Thursday, 01/08/2009 10:51:31 AM

Thursday, January 08, 2009 10:51:31 AM

Post# of 249194
CTS, just thinking out loud.

I can't seem to get past the Q3 deferred revenue increase and the flat upgrade volume. So here is the x upgrade theory.

At the beginning of 2008 a number of pilot implementations were launched and upgrade volume began. Those pilot implementations were paid for and the revenue from those sales recognized over the next 12 months. In Q1 upgrade volume was about 2,000 units. Additional pilot impementations continue in subsequent quarters.

Based on the pilot implementations some enterprises decide to transition to Wave's solution, replacing their existing security solutions.
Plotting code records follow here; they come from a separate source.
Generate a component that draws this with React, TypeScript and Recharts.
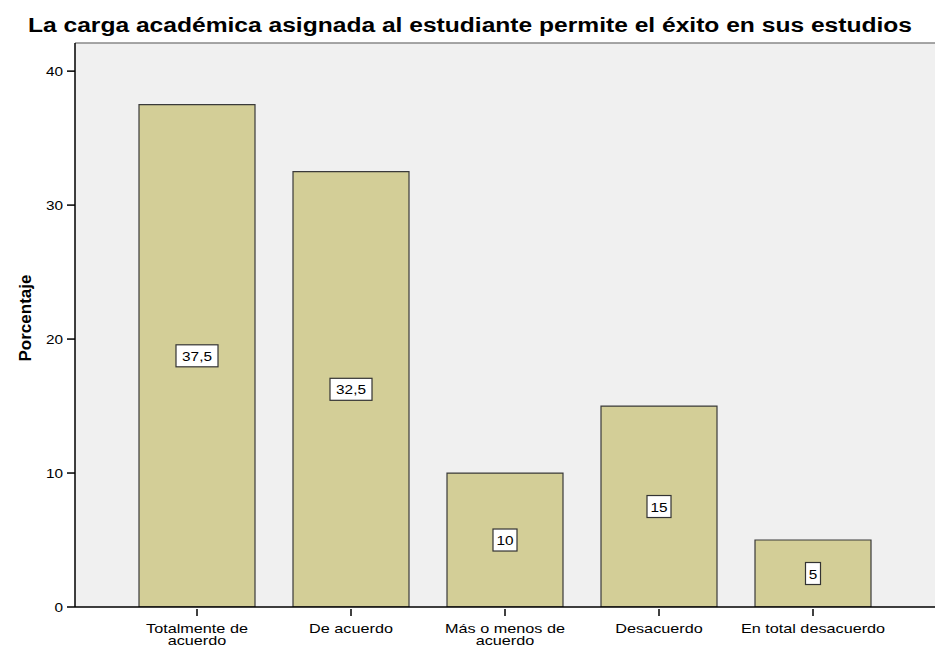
import React from 'react';
import { BarChart, Bar, XAxis, YAxis, CartesianGrid, LabelList, ReferenceLine } from 'recharts';

const categories = ['Totalmente de acuerdo', 'De acuerdo', 'Más o menos de acuerdo', 'Desacuerdo', 'En total desacuerdo'];
const tickLines: string[][] = [['Totalmente de', 'acuerdo'], ['De acuerdo'], ['Más o menos de', 'acuerdo'], ['Desacuerdo'], ['En total desacuerdo']];
const percentages = [37.5, 32.5, 10, 15, 5];
const valueLabels = ['37,5', '32,5', '10', '15', '5'];
const yTicks = [0, 10, 20, 30, 40];
const title = 'La carga académica asignada al estudiante permite el éxito en sus estudios';
const yTitle = 'Porcentaje';

const data = categories.map((c, i) => ({ name: c, value: percentages[i], label: valueLabels[i] }));

const FONT = 'Liberation Sans, Arial, sans-serif';
const SX = 1.33;

const XTick = (props: any) => {
  const { x, y, payload } = props;
  const idx = categories.indexOf(payload.value);
  const lines = tickLines[idx] || [payload.value];
  return (
    <g>
      <line x1={x} x2={x} y1={y - 8} y2={y - 1} stroke="#000" strokeWidth={1.5} />
      {lines.map((l, i) => (
        <text
          key={i}
          transform={`translate(${x},${y + 15.5 + i * 12.5}) scale(${SX},1)`}
          x={0}
          y={0}
          textAnchor="middle"
          fontSize={12.2}
          fontFamily={FONT}
          fill="#000"
        >
          {l}
        </text>
      ))}
    </g>
  );
};

const YTick = (props: any) => {
  const { x, y, payload } = props;
  return (
    <text
      transform={`translate(${x - 2},${y + 4.5}) scale(1.18,1)`}
      x={0}
      y={0}
      textAnchor="end"
      fontSize={13}
      fontFamily={FONT}
      fill="#000"
    >
      {payload.value}
    </text>
  );
};

const ValueLabel = (props: any) => {
  const { x, y, width, height, index } = props;
  const txt = valueLabels[index];
  const cx = x + width / 2;
  const cy = y + height / 2;
  const w = txt.length * 9 + 6;
  const h = 22;
  return (
    <g>
      <rect x={cx - w / 2} y={cy - h / 2} width={w} height={h} fill="#fff" stroke="#333" strokeWidth={1.2} />
      <text
        transform={`translate(${cx},${cy + 5}) scale(1.18,1)`}
        x={0}
        y={0}
        textAnchor="middle"
        fontSize={13}
        fontFamily={FONT}
        fill="#000"
      >
        {txt}
      </text>
    </g>
  );
};

export default function App() {
  return (
    <div style={{ position: 'absolute', left: 0, top: 0, width: 935, height: 648, background: '#fff' }}>
      <div style={{ position: 'absolute', left: 0, top: 0 }}>
        <BarChart width={935} height={648} data={data} margin={{ top: 43, right: 0, bottom: 0, left: 0 }} barSize={116}>
          <CartesianGrid fill="#f0f0f0" horizontal={false} vertical={false} />
          <ReferenceLine y={42.1} stroke="#888" strokeWidth={1.5} ifOverflow="visible" />
          <XAxis
            dataKey="name"
            height={41}
            padding={{ left: 45, right: 45 }}
            tickLine={false}
            axisLine={{ stroke: '#000', strokeWidth: 1.5 }}
            tick={<XTick />}
            interval={0}
            tickSize={8}
          />
          <YAxis
            width={75}
            domain={[0, 42.1]}
            ticks={yTicks}
            allowDataOverflow
            tickLine={{ stroke: '#000', strokeWidth: 1.5 }}
            tickSize={8}
            axisLine={{ stroke: '#000', strokeWidth: 1.5 }}
            tick={<YTick />}
          />
          <Bar dataKey="value" fill="#d3ce97" stroke="#3a3a3a" strokeWidth={1.2} isAnimationActive={false}>
            <LabelList dataKey="label" content={<ValueLabel />} />
          </Bar>
        </BarChart>
      </div>
      <svg width={935} height={648} style={{ position: 'absolute', left: 0, top: 0, pointerEvents: 'none' }}>
        <text
          x={28}
          y={32}
          textLength={884}
          lengthAdjust="spacingAndGlyphs"
          fontSize={20}
          fontWeight="bold"
          fontFamily={FONT}
          fill="#000"
        >
          {title}
        </text>
        <text
          transform="translate(31,318) rotate(-90)"
          x={0}
          y={0}
          textAnchor="middle"
          fontSize={17}
          fontWeight="bold"
          fontFamily={FONT}
          fill="#000"
        >
          {yTitle}
        </text>
      </svg>
    </div>
  );
}
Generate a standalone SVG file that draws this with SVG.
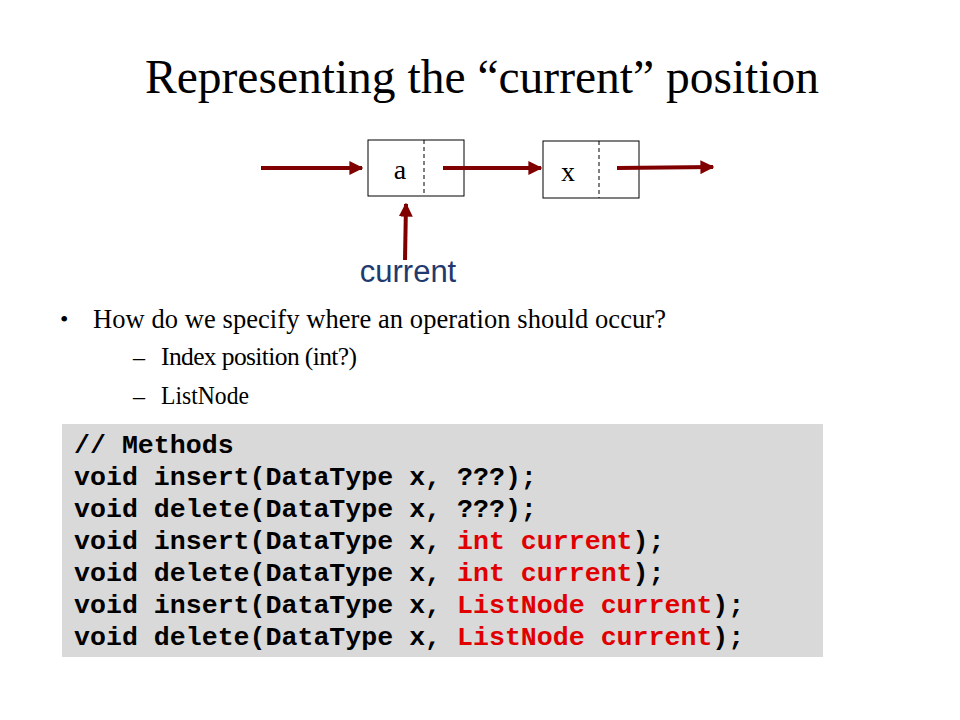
<svg xmlns="http://www.w3.org/2000/svg" width="960" height="720" viewBox="0 0 960 720">
<defs>
<marker id="ah" viewBox="0 0 10 10" refX="9" refY="5" markerWidth="3.5" markerHeight="3.5" markerUnits="strokeWidth" orient="auto">
<path d="M0,0 L10,5 L0,10 z" fill="#800000"/>
</marker>
<style>
.serif{font-family:"Liberation Serif","Times New Roman",serif;fill:#000}
.box{fill:#fff;stroke:#000;stroke-width:1}
.div{stroke:#000;stroke-width:1;stroke-dasharray:4,3}
.arr{stroke:#800000;stroke-width:4;fill:none;marker-end:url(#ah)}
.code{font-family:"Liberation Mono","Courier New",monospace;font-weight:bold;font-size:26.6px;fill:#000}
.red{fill:#e00000}
.b{font-size:24px}
.s{font-size:25.5px}
</style>
</defs>
<rect width="960" height="720" fill="#fff"/>
<text class="serif" x="482" y="93" font-size="47.5" text-anchor="middle">Representing the “current” position</text>
<g id="node-a">
<rect class="box" x="368" y="140" width="96" height="56"/>
<line class="div" x1="424" y1="140" x2="424" y2="196"/>
<text class="serif" x="400" y="179" font-size="28" text-anchor="middle">a</text>
</g>
<g id="node-x">
<rect class="box" x="543" y="141" width="96" height="57"/>
<line class="div" x1="599" y1="141" x2="599" y2="198"/>
<text class="serif" x="568" y="181" font-size="28" text-anchor="middle">x</text>
</g>
<g id="current-label">
<text x="408" y="282" font-family="Liberation Sans,Arial,sans-serif" font-size="31" fill="#1f3a6e" text-anchor="middle">current</text>
</g>
<g id="connectors">
<line class="arr" x1="261" y1="168" x2="362" y2="168"/>
<line class="arr" x1="443" y1="168" x2="541" y2="168"/>
<line class="arr" x1="617" y1="168" x2="713" y2="167"/>
<line class="arr" x1="405" y1="260" x2="406" y2="204"/>
</g>
<g id="bullets">
<text class="serif b" x="60" y="327">•</text>
<text class="serif" x="93" y="328" font-size="26.5" textLength="573" lengthAdjust="spacing">How do we specify where an operation should occur?</text>
<text class="serif b" x="133" y="365">–</text>
<text class="serif s" x="161" y="365" textLength="196" lengthAdjust="spacing">Index position (int?)</text>
<text class="serif b" x="133" y="404">–</text>
<text class="serif s" x="161" y="404" textLength="88" lengthAdjust="spacingAndGlyphs">ListNode</text>
</g>
<g id="code">
<rect x="62" y="424" width="761" height="233" fill="#d9d9d9"/>
<text class="code" x="74" y="453">// Methods</text>
<text class="code" x="74" y="485">void insert(DataType x, ???);</text>
<text class="code" x="74" y="517">void delete(DataType x, ???);</text>
<text class="code" x="74" y="549">void insert(DataType x, <tspan class="red">int current</tspan>);</text>
<text class="code" x="74" y="581">void delete(DataType x, <tspan class="red">int current</tspan>);</text>
<text class="code" x="74" y="613">void insert(DataType x, <tspan class="red">ListNode current</tspan>);</text>
<text class="code" x="74" y="645">void delete(DataType x, <tspan class="red">ListNode current</tspan>);</text>
</g>
</svg>
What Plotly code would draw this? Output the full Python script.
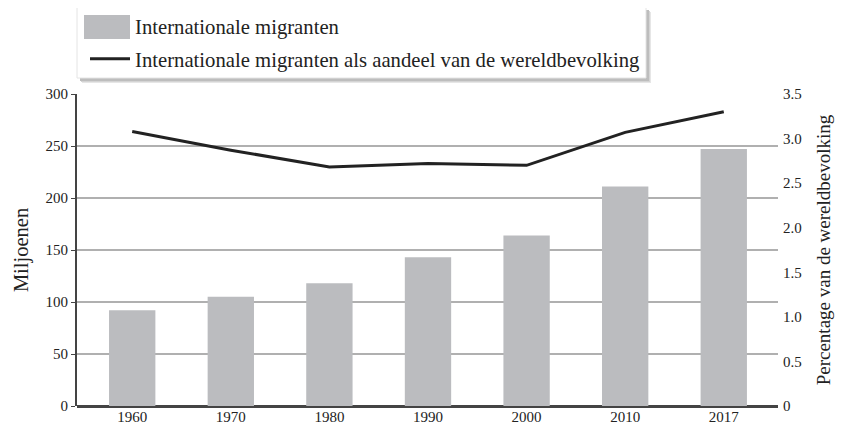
import plotly.graph_objects as go

years = ["1960", "1970", "1980", "1990", "2000", "2010", "2017"]
migrants_millions = [92, 105, 118, 143, 164, 211, 247]
share_percent = [3.08, 2.87, 2.68, 2.72, 2.70, 3.07, 3.30]

left_ticks = [0, 50, 100, 150, 200, 250, 300]
right_ticks = [0, 0.5, 1.0, 1.5, 2.0, 2.5, 3.0, 3.5]
right_labels = ["0", "0.5", "1.0", "1.5", "2.0", "2.5", "3.0", "3.5"]

FONT = "Liberation Serif"
BAR_COLOR = "#bbbcbf"

fig = go.Figure()
fig.add_trace(go.Bar(
    x=years, y=migrants_millions, name="Internationale migranten",
    marker=dict(color=BAR_COLOR, line=dict(width=0)), width=0.47, yaxis="y",
    legendgroup="a",
))
fig.add_trace(go.Scatter(
    x=years, y=share_percent, mode="lines",
    name="Internationale migranten als aandeel van de wereldbevolking",
    line=dict(color="#222222", width=3), yaxis="y2", legendgroup="b",
))

# page body has an 8px default margin
OFF = 8
SW, SH = 844, 430
W, H = SW - OFF, SH - OFF
# screen-pixel plot area: x 77..778, y 94..406
ml, mr, mt, mb = 77 - OFF, SW - 778, 94 - OFF, SH - 406
pw = W - ml - mr
ph = H - mt - mb

def px_x(p):
    return (p - OFF - ml) / pw

def px_y(p):
    return (H - mb - (p - OFF)) / ph

# legend soft shadow and box
BX0, BX1, BY0, BY1 = 77, 646, 7, 78
for d, c in [(5, "#e6e6e6"), (4, "#d4d4d4"), (3, "#bdbdbd")]:
    fig.add_shape(type="rect", xref="paper", yref="paper",
                  x0=px_x(BX0 + d), x1=px_x(BX1 + d), y0=px_y(BY1 + d), y1=px_y(BY0 + d),
                  fillcolor=c, line=dict(width=0), layer="above")
fig.add_shape(type="rect", xref="paper", yref="paper",
              x0=px_x(BX0), x1=px_x(BX1), y0=px_y(BY1), y1=px_y(BY0),
              fillcolor="white", line=dict(color="#e4e4e4", width=1), layer="above")
# enlarged legend swatch for bars
fig.add_shape(type="rect", xref="paper", yref="paper",
              x0=px_x(84), x1=px_x(130), y0=px_y(39), y1=px_y(15),
              fillcolor=BAR_COLOR, line=dict(width=0), layer="above")

fig.update_layout(
    width=W, height=H,
    margin=dict(l=ml, r=mr, t=mt, b=mb, autoexpand=False),
    paper_bgcolor="white", plot_bgcolor="white",
    font=dict(family=FONT, color="#222222", size=15),
    showlegend=True,
    legend=dict(x=px_x(85), y=px_y(6), xanchor="left", yanchor="top",
                bgcolor="rgba(0,0,0,0)", borderwidth=0,
                font=dict(family=FONT, size=20.7, color="#222222"),
                tracegroupgap=3, itemwidth=40),
    xaxis=dict(type="category", range=[-0.56, 6.55], showgrid=False,
               showline=False, ticks="", tickfont=dict(size=15),
               automargin=False),
    yaxis=dict(range=[0, 300], tickvals=left_ticks, showgrid=True,
               gridcolor="#b0b0b0", gridwidth=1.5,
               zeroline=True, zerolinecolor="#444444", zerolinewidth=2.5,
               showline=True, linecolor="#444444", linewidth=2,
               ticks="outside", ticklen=4, tickcolor="#444444",
               title=dict(text="Miljoenen", font=dict(size=20.5), standoff=11),
               tickfont=dict(size=15), automargin=False),
    yaxis2=dict(range=[0, 3.5], overlaying="y", side="right",
                tickvals=right_ticks, ticktext=right_labels,
                showgrid=False, zeroline=False, showline=False,
                ticks="", ticklabelstandoff=4,
                title=dict(text="Percentage van de wereldbevolking",
                           font=dict(size=19), standoff=15),
                tickfont=dict(size=15), automargin=False),
    bargap=0.5,
)

fig.write_html("out.html")
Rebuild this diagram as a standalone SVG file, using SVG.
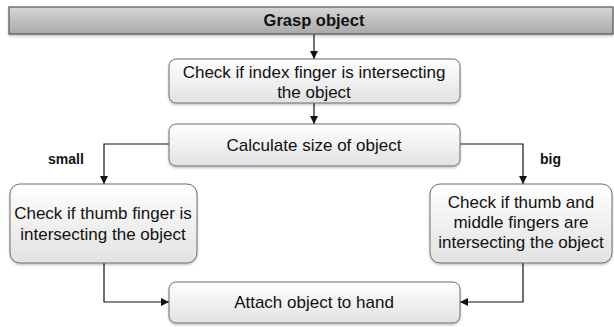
<svg xmlns="http://www.w3.org/2000/svg" width="614" height="327" viewBox="0 0 614 327">
<style>
.box{fill:url(#bg);stroke:#6e6e6e;stroke-width:1;filter:url(#sh)}
.t{font-family:"Liberation Sans",Arial,sans-serif;font-size:17px;fill:#111;text-anchor:middle}
.b{font-family:"Liberation Sans",Arial,sans-serif;font-size:14px;font-weight:bold;fill:#111}
.h{font-size:16.5px;text-anchor:middle}
.c{fill:none;stroke:#111;stroke-width:1.2;marker-end:url(#ah)}
</style>
<defs>
<linearGradient id="bg" x1="0" y1="0" x2="0" y2="1"><stop offset="0" stop-color="#ffffff"/><stop offset="1" stop-color="#e2e2e2"/></linearGradient>
<linearGradient id="tg" x1="0" y1="0" x2="0" y2="1"><stop offset="0" stop-color="#d6d6d6"/><stop offset="1" stop-color="#a9a9a9"/></linearGradient>
<filter id="sh" x="-10%" y="-10%" width="120%" height="130%"><feDropShadow dx="0" dy="1.5" stdDeviation="1" flood-color="#000" flood-opacity="0.25"/></filter>
<marker id="ah" viewBox="0 0 10 10" refX="10" refY="5" markerWidth="8" markerHeight="8" markerUnits="userSpaceOnUse" orient="auto"><path d="M0,0 L10,5 L0,10 z" fill="#111"/></marker>
</defs>
<g id="connectors">
<path class="c" d="M314,34 V59"/>
<path class="c" d="M314,103 V124"/>
<path class="c" d="M169,144 H104 V184"/>
<path class="c" d="M460,144 H523 V184"/>
<path class="c" d="M104,263 V302 H169"/>
<path class="c" d="M523,263 V302 H460"/>
</g>
<g id="grasp">
<rect x="9" y="7" width="604" height="27" fill="url(#tg)" stroke="#555" stroke-width="1.2" filter="url(#sh)"/>
<text class="b h" x="314" y="26">Grasp object</text>
</g>
<g id="index">
<rect class="box" x="169" y="59" width="291" height="44" rx="7"/>
<text class="t" x="314" y="78">Check if index finger is intersecting</text>
<text class="t" x="314" y="98">the object</text>
</g>
<g id="calc">
<rect class="box" x="169" y="124" width="291" height="42" rx="7"/>
<text class="t" x="314" y="151">Calculate size of object</text>
</g>
<g id="thumb">
<rect class="box" x="10" y="184" width="187" height="79" rx="10"/>
<text class="t" x="103" y="219">Check if thumb finger is</text>
<text class="t" x="103" y="240">intersecting the object</text>
</g>
<g id="middle">
<rect class="box" x="430" y="184" width="182" height="79" rx="10"/>
<text class="t" x="521" y="208">Check if thumb and</text>
<text class="t" x="521" y="228">middle fingers are</text>
<text class="t" x="521" y="248">intersecting the object</text>
</g>
<g id="attach">
<rect class="box" x="169" y="282" width="291" height="41" rx="7"/>
<text class="t" x="314" y="308">Attach object to hand</text>
</g>
<g id="labels">
<text class="b" x="48" y="164">small</text>
<text class="b" x="540" y="164">big</text>
</g>
</svg>
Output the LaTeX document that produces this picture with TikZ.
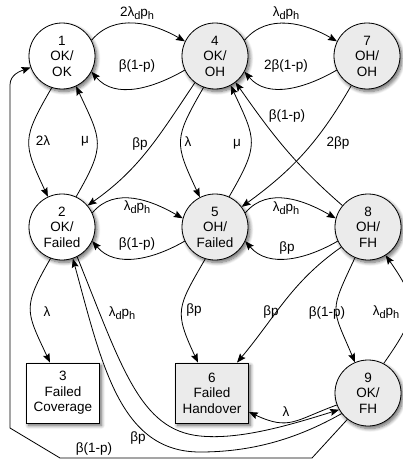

The customer negotiates a price with Wave based on the volume of units the contract will cover and pays Dell in advance. Dell takes a cut and the rest flows through to Wave. The contract is recorded entirely as deferred revenue. Dell loads Wave's software at the factory and the customer pays Dell for the unit as they would normally.

Upon shipment by Dell, Wave begins to recognize the deferred revenue liability as sales revenue.

In Q3 deferred revenue increased by $461,000. Let's assume that represented initial deferred revenue of $600,000 but 25% of that revenue was recognized in Q3.

If the upgrades are priced at $50/ea, that would represent the purchase of 12,000 units in Q3. But in Q3 only 3,000 units of the 12,000 represented by the deferred revenue were shipped. That pretty much squares with the conference call comments and explains the increase in deferred revenue.

There may be holes in my theory.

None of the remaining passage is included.